Fork Farms is upending traditional ideas about agriculture with its vertical indoor agriculture technology. Called Flex Farms, the technology means plants no longer need to be grown outside — or even flat on the ground.
The winner of the “Planet” Innovation Award, Fork Farms provides an opportunity for decentralized, local farmers to compete with specialty crops in both price and quality. Building farmers closer to where people live also combats food waste.
Founded by Alex Tyink, the company makes plastic hydroponic growing modules. Crops, such as lettuce, grow vertically without soil or sunlight. The system recaptures energy and optimizes a plant’s natural metabolism. The Menasha company achieves growth rates almost double traditional soil growing for a fraction of the cost. Fork Farms’ systems are installed near consumers so the food can be eaten at peak freshness.
The judges were impressed with the company’s potential to make an impact, which they called “transformational, not just locally, but globally.”
“It’s an innovative solution that’s scale-able and sustainable and they have the metrics to support it,” one judge said.
The Flex Farms technology came together after eight years of research. Tyink began researching his idea while living in New York City where he built rooftop and indoor gardens for schools and social service providers in New York City.
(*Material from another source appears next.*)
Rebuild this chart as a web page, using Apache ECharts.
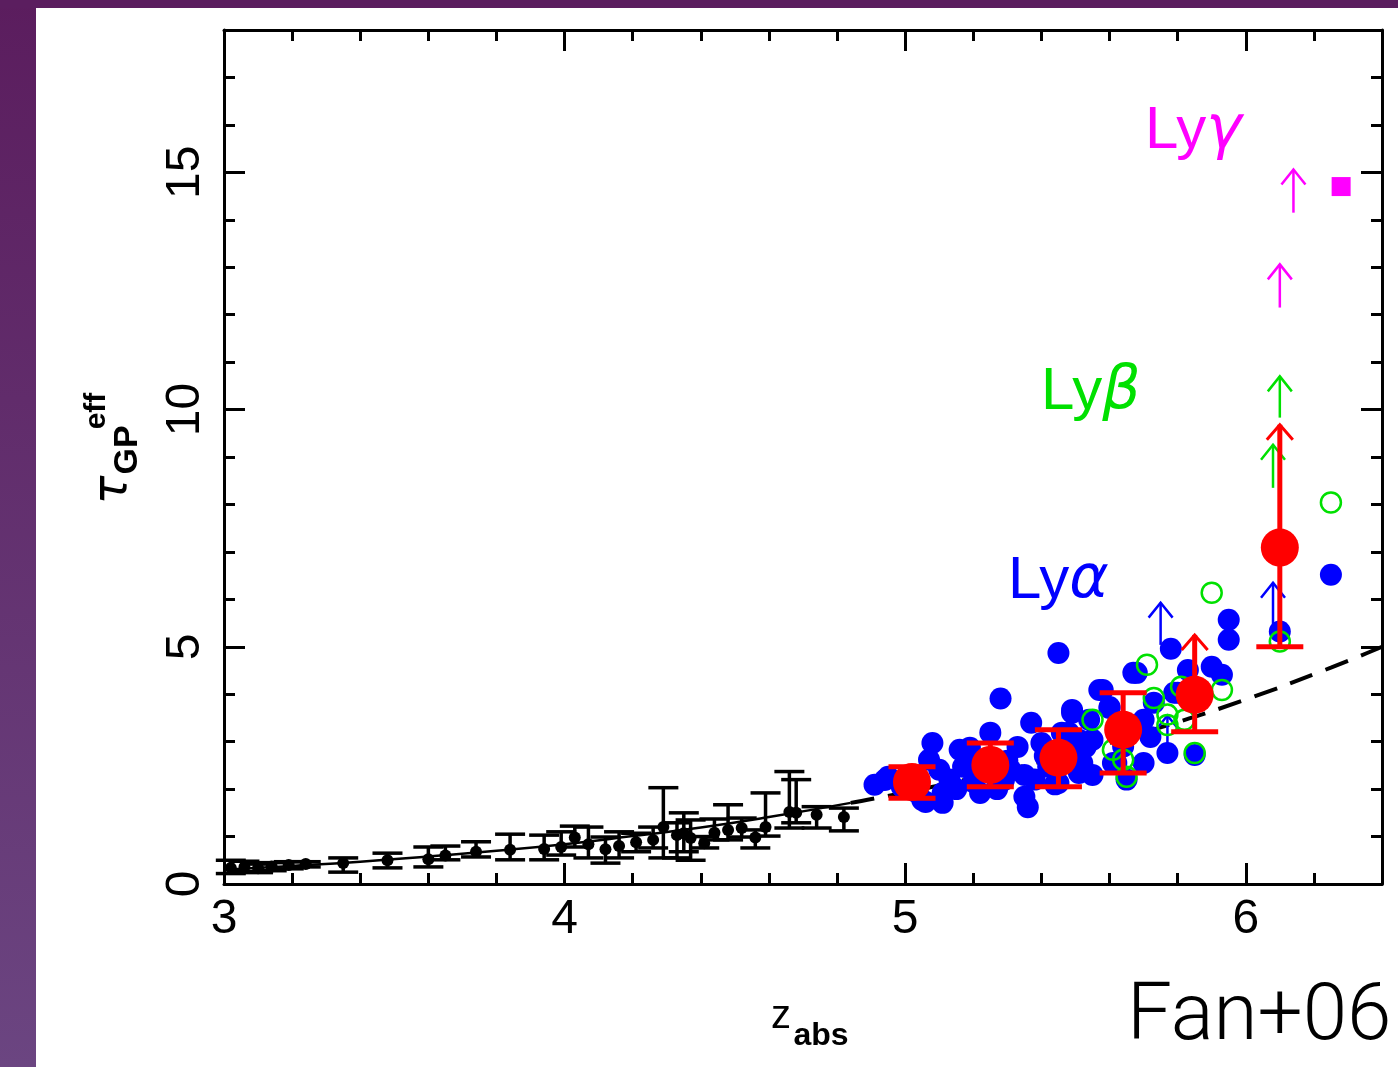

The gardens created a feasible, cost-effective solution for nonprofits and low- to moderate-income individuals. This provided the unforeseen benefit of creating a product that was market competitive across a wide variety of sectors and applications.
Fork Farms partners with schools and food programs and pantries. When placed in schools, its vertical, modular indoor farming machine can include lesson plans for students as well as provide healthy food for them to eat.